▶ **Your instructions**
Retype every line from the start of the data down to and including the line with "import plotly.graph_objects as go". Skip the pictures.

▶ **Data extract**
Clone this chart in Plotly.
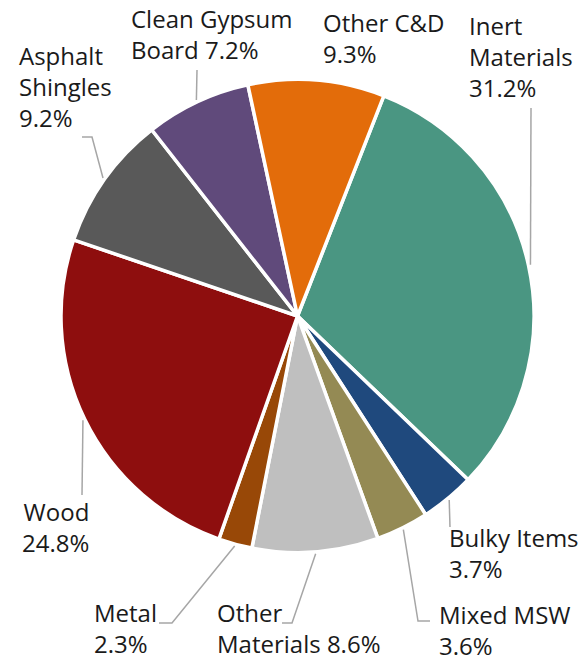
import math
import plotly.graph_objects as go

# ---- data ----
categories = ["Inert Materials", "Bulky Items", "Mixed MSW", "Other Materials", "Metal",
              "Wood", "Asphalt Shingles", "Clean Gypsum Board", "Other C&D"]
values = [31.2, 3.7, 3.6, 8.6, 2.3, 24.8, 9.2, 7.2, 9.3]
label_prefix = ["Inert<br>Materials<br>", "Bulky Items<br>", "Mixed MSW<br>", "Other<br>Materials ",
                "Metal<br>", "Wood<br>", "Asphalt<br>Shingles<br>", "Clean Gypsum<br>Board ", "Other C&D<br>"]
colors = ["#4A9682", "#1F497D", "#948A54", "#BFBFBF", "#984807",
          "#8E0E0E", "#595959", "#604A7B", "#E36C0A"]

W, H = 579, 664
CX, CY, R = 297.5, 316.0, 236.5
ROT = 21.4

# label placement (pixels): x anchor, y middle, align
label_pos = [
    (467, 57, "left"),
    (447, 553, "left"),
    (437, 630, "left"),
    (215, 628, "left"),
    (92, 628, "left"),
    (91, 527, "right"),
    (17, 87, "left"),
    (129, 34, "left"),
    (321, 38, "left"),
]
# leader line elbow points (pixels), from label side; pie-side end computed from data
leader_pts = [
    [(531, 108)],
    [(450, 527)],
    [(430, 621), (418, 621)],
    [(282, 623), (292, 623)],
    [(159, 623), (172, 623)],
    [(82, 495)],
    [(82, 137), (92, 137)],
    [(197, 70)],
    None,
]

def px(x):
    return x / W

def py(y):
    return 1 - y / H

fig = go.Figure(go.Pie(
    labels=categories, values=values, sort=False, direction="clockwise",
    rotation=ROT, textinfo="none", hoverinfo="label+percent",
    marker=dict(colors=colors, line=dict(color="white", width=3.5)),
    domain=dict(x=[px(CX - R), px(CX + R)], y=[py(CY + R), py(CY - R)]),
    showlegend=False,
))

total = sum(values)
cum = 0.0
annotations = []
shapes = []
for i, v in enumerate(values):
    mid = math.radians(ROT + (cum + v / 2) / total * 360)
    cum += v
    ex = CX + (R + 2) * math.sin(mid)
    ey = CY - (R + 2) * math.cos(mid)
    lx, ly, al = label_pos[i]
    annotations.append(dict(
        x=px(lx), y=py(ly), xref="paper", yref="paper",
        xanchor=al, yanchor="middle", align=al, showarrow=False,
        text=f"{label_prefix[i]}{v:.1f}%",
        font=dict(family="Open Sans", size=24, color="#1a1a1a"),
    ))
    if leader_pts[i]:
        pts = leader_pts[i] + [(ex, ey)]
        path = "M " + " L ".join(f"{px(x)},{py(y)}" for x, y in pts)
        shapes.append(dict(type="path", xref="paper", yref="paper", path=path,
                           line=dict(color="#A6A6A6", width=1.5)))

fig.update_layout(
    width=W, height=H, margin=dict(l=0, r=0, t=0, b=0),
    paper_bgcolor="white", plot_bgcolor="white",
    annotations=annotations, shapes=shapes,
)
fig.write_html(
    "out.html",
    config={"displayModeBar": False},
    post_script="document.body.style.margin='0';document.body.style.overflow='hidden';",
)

▶ **Final result**
Clone this chart in Plotly.
import math
import plotly.graph_objects as go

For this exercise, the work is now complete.